Para 2023, a Instituição Fiscal Independente projeta um déficit de 1,3% do PIB nas contas do governo. “Para que a dívida seja estável como proporção do PIB, precisamos de um superavit da ordem de 1,5% do PIB. Isso também precisa conversar com a qualidade do gasto público e com a importância das políticas públicas em termos de impacto econômico e social”, argumentou Vilma. “Eu sou de família pobre, todo o meu ensino foi em instituições públicas, exceto o mestrado. As políticas assistenciais ajudaram muito, assim como o ambiente familiar”.

Por fim, a economista abordou sua escolha pelo curso de economia. “Minha inspiração começou a partir de programas de televisão, onde via um economista no supermercado comentando o preço do arroz, do tomate, e eu me questionava por que isso era importante e por que precisava ter um economista falando sobre o assunto. Eu também me perguntava por que há pessoas pobres e pessoas muito ricas, e não encontrava resposta”, contou Vilma. “Eu vi que na economia poderia ter a resposta para isso. Quando comecei a estagiar na Fundação Getúlio Vargas, fui trabalhar com política fiscal e estou nesta área até hoje”.

“Viemos de muitos anos de recessão e estagnação econômica e o gasto público vai ter uma função fundamental agora na reconstrução do Brasil. Vemos uma preocupação do presidente da República não só com a política monetária, mas também com a qualidade do gasto”, observou a conselheira Flávia Vinhaes, mediadora do debate. Ela também abordou o ajuste fiscal de 2,8% do PIB. “A melhor coisa que aprendi em economia foi que orçamento público não tem nada a ver com orçamento privado e das famílias. Os gastos públicos, para além dos gastos, são investimentos que têm efeitos multiplicadores muito importantes”.

“Foi uma palestra maravilhosa e nós, da Comissão, estamos muito realizadas”, expressou a coordenadora da Comissão Mulher Economista e Diversidade, Teresinha de Jesus Ferreira da Silva, após o evento. “Este foi o lançamento efetivo da nossa Comissão neste ano. Agradeço à Vilma, a todos os presentes e os que nos assistiram pelo Youtube”.

Participação em vídeo

A economista Luciana Servo, presidente do Instituto de Pesquisa Econômica Aplicada (IPEA), também foi convidada para o evento e gravou um vídeo no qual abordou a representatividade feminina na profissão. “A economia ainda é vista como um campo de formação mais masculino ou mais atrativo para os homens. Isso demonstra a importância de ter uma comissão que discuta mulheres economistas e diversidade e amplie a participação e as discussões sobre a formação de mulheres economistas”, pontuou Luciana.

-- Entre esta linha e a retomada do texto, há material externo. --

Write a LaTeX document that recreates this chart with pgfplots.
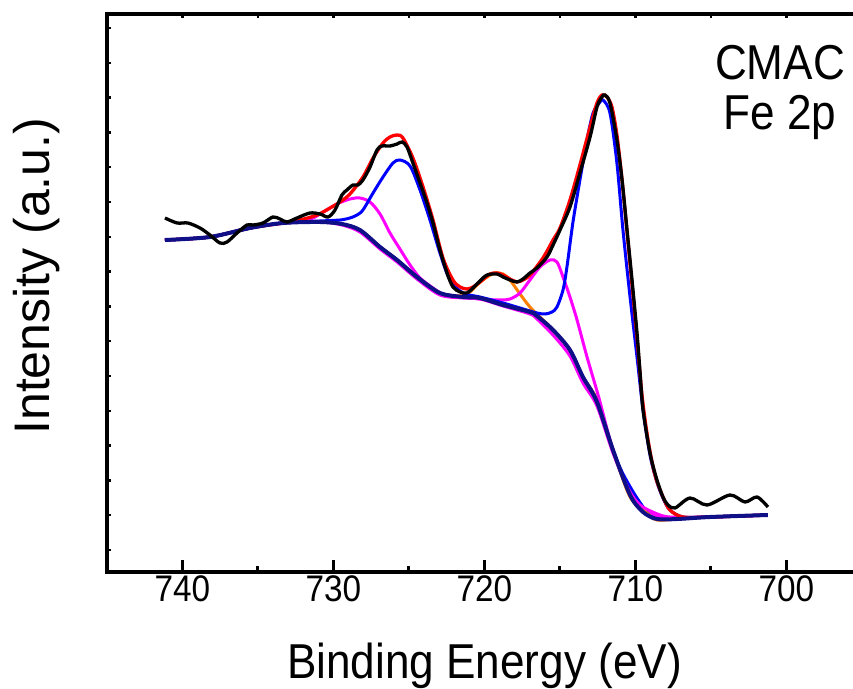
\documentclass[border=0pt]{standalone}
\usepackage{pgfplots}
\pgfplotsset{compat=1.18}
\usepackage{fontspec}
\setmainfont{Liberation Sans}[FakeStretch=0.9]
\newfontfamily\plainsans{Liberation Sans}
\definecolor{navyb}{RGB}{15,15,135}
\definecolor{orng}{RGB}{255,128,0}
\definecolor{magp}{RGB}{255,0,255}
\definecolor{blup}{RGB}{0,0,255}
\definecolor{redp}{RGB}{255,0,0}
\begin{document}
\begin{tikzpicture}
\pgfplotsset{base/.style={scale only axis, width=755pt, height=558pt, at={(0pt,0pt)}, anchor=south west,
  x dir=reverse, xmin=695, xmax=745, ymin=0, ymax=558,
  axis line style={line width=3.5pt}, tick align=inside}}
\begin{axis}[base,
  xtick={700,710,720,730,740}, minor xtick={705,715,725,735,745},
  xtick pos=lower, ytick=\empty,
  major tick length=12pt, minor tick length=6pt,
  tick style={line width=3pt, black},
  tick label style={font=\fontsize{37}{44}\selectfont},
  /pgf/number format/assume math mode=true,
  xlabel={Binding Energy (eV)},
  xlabel style={font=\fontsize{49}{58}\selectfont, at={(axis description cs:0.5,-0.19)}, anchor=base},
  ylabel={Intensity (a.u.)},
  ylabel style={font=\plainsans\fontsize{50}{58}\selectfont, at={(axis description cs:-0.0755,0.53)}, anchor=base},
]
% magenta B (near background)
\addplot[magp, line width=3pt, smooth] coordinates {
(741.16,332) (738.18,335) (735.53,344) (733.34,349) (730.89,350) (729.44,347) (728.25,340)
(726.92,323) (725.79,310) (724.47,293) (722.95,277) (721.42,274) (720.30,273) (718.77,266)
(716.99,258) (716.52,253) (715.46,237) (714.34,216) (713.48,189) (712.55,166) (711.49,119)
(710.36,79) (709.50,64) (708.58,56) (707.25,54) (705.07,55) (701.23,57)};
% blue B (near background)
\addplot[blup, line width=3pt, smooth] coordinates {
(741.16,332) (738.18,335) (735.53,344) (733.34,349) (730.89,350) (729.44,348) (728.25,342)
(726.92,325) (725.79,312) (724.47,295) (722.95,279) (721.42,275) (720.30,274) (718.77,267)
(716.99,260) (716.52,256) (715.46,242) (714.34,222) (713.48,195) (712.55,172) (711.49,122)
(710.89,100) (710.03,77) (709.04,56) (708.58,53) (707.25,53) (705.07,55) (701.23,57)};
% orange satellite
\addplot[orng, line width=3pt, smooth] coordinates {
(741.16,332) (738.18,335) (735.53,344) (733.34,349) (730.89,350) (729.44,348) (728.25,342)
(726.92,325) (725.79,312) (724.47,295) (722.95,279) (721.62,276) (720.96,280) (720.50,287)
(719.83,295) (719.30,299) (718.77,298) (718.31,292) (717.65,278) (716.99,265) (716.33,255)
(715.46,242) (714.34,222) (713.48,195) (712.55,172) (711.49,122) (710.36,75) (709.24,59)
(708.58,52) (707.25,53) (705.07,55) (701.23,57)};
% magenta satellites
\addplot[magp, line width=3pt, smooth] coordinates {
(741.16,332) (738.18,335) (735.53,344) (733.34,349) (731.56,353) (730.89,358) (729.77,368)
(728.91,373) (728.25,374) (727.58,370) (726.92,358) (726.26,339) (725.60,323) (724.93,307)
(724.27,294) (723.41,284) (722.75,278) (721.42,275) (720.30,273) (718.97,272) (718.31,273)
(717.65,279) (716.99,292) (716.33,305) (715.66,312) (715.20,310) (714.80,295) (714.34,275)
(713.87,252) (713.21,215) (712.42,174) (711.69,132) (711.03,102) (710.36,80) (709.70,67)
(708.71,59) (707.72,55) (705.07,55) (701.23,57)};
% blue main peaks
\addplot[blup, line width=3pt, smooth] coordinates {
(741.16,332) (738.18,335) (735.53,344) (733.34,349) (730.89,351) (729.57,352) (728.91,354)
(728.44,357) (728.05,362) (727.38,379) (726.72,395) (726.06,409) (725.60,412) (724.93,406)
(724.27,382) (723.61,352) (722.95,319) (722.29,292) (721.42,279) (720.30,275) (718.77,269)
(717.65,264) (716.52,259) (715.99,258) (715.53,260) (715.20,265) (714.80,282) (714.54,305)
(714.14,350) (713.68,392) (713.21,432) (712.81,459) (712.35,470) (712.15,472) (711.69,459)
(711.23,409) (710.83,342) (710.36,275) (709.90,215) (709.50,162) (709.04,117) (708.58,90)
(708.18,74) (707.72,62) (706.85,55) (705.07,55) (701.23,57)};
% envelope
\addplot[redp, line width=3.3pt, smooth] coordinates {
(741.16,332) (738.18,335) (735.53,344) (733.34,349) (732.22,352) (731.09,357) (730.23,364)
(729.57,370) (728.91,378) (728.05,395) (727.38,414) (726.72,429) (726.26,435) (725.79,437)
(725.40,434) (724.74,414) (724.07,385) (723.41,352) (722.75,314) (722.09,292) (721.62,285)
(721.16,283) (720.76,285) (720.30,290) (719.64,298) (719.17,299) (718.77,297) (718.31,293)
(717.85,290) (717.45,292) (716.99,297) (716.13,314) (715.46,332) (715.00,344) (714.34,372)
(713.68,407) (713.01,445) (712.55,469) (712.22,477) (711.89,475) (711.56,465) (711.23,437)
(710.89,392) (710.56,340) (710.23,287) (709.90,234) (709.57,177) (709.17,132) (708.71,97)
(708.18,75) (707.72,62) (706.85,55) (705.07,55) (701.23,57)};
% background
\addplot[navyb, line width=4pt, smooth] coordinates {
(741.16,332) (738.18,335) (735.53,344) (733.34,349) (730.89,350) (729.44,348) (728.25,342)
(726.92,325) (725.79,312) (724.47,295) (722.95,279) (721.42,275) (720.30,274) (718.77,267)
(716.99,260) (716.52,256) (715.46,242) (714.34,222) (713.48,195) (712.55,170) (711.49,122)
(710.36,77) (709.50,60) (708.58,53) (707.25,53) (705.07,55) (701.23,57)};
% data
\addplot[black, line width=3.3pt, smooth] coordinates {
(741.16,354) (740.36,349) (739.64,349) (738.84,344) (738.18,337) (737.52,329) (737.05,330)
(736.39,339) (735.73,347) (735.33,347) (734.67,349) (734.01,355) (733.54,353) (733.08,350)
(732.42,354) (731.56,359) (730.89,358) (730.36,355) (729.90,362) (729.44,377) (729.11,382)
(728.71,387) (728.38,387) (728.05,392) (727.58,405) (727.12,422) (726.79,426) (726.26,426)
(725.79,428) (725.46,430) (725.13,425) (724.74,409) (724.27,389) (723.81,369) (723.41,349)
(722.95,322) (722.48,299) (722.09,285) (721.62,280) (721.16,279) (720.76,284) (720.30,291)
(719.83,297) (719.17,298) (718.77,295) (718.31,292) (717.85,290) (717.45,293) (716.99,299)
(716.52,304) (715.86,315) (715.46,327) (715.00,342) (714.34,365) (713.68,399) (713.01,435)
(712.55,465) (712.22,475) (712.02,477) (711.69,469) (711.23,432) (710.89,392) (710.56,342)
(710.23,292) (709.90,239) (709.70,200) (709.50,162) (709.04,119) (708.58,92) (708.18,75)
(707.85,67) (707.38,64) (706.39,74) (705.26,67) (703.74,77) (702.75,70) (701.95,75) (701.23,65)};
\node[anchor=base, font=\fontsize{49}{58}\selectfont] at (axis cs:700.43,492) {CMAC};
\node[anchor=base, font=\fontsize{49}{58}\selectfont] at (axis cs:700.43,442) {Fe 2p};
\end{axis}
\begin{axis}[base, axis x line*=top, axis y line*=left,
  xtick={700,705,...,740}, xticklabels={},
  ytick={22,56.8,91.6,126.4,161.2,196,230.8,265.6,300.4,335.2,370,404.8,439.6,474.4,509.2,544},
  yticklabels={},
  major tick length=4pt, tick style={line width=2.5pt, black}]
\end{axis}
\pgfresetboundingbox
\path[use as bounding box] (-107pt,-116pt) rectangle (746pt,572pt);
\end{tikzpicture}
\end{document}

Na visão da presidente do IPEA, a presença de mulheres em posições de destaque pode servir de estímulo e inspiração para aumentar a presença feminina na profissão. “Vemos mulheres aparecendo no cenário nacional e se destacando, tanto no campo da macroeconomia como na educação, economia social e economia internacional”, observou Luciana. “Elas podem atrair jovens mulheres para que percebam a economia não como um campo de atuação dos homens, mas como uma área com possibilidades de formação desde a graduação para mulheres. Isso amplia as possibilidades de que as questões de gênero e as desigualdades e discriminações que vemos no mercado de trabalho sejam combatidas e reduzidas”.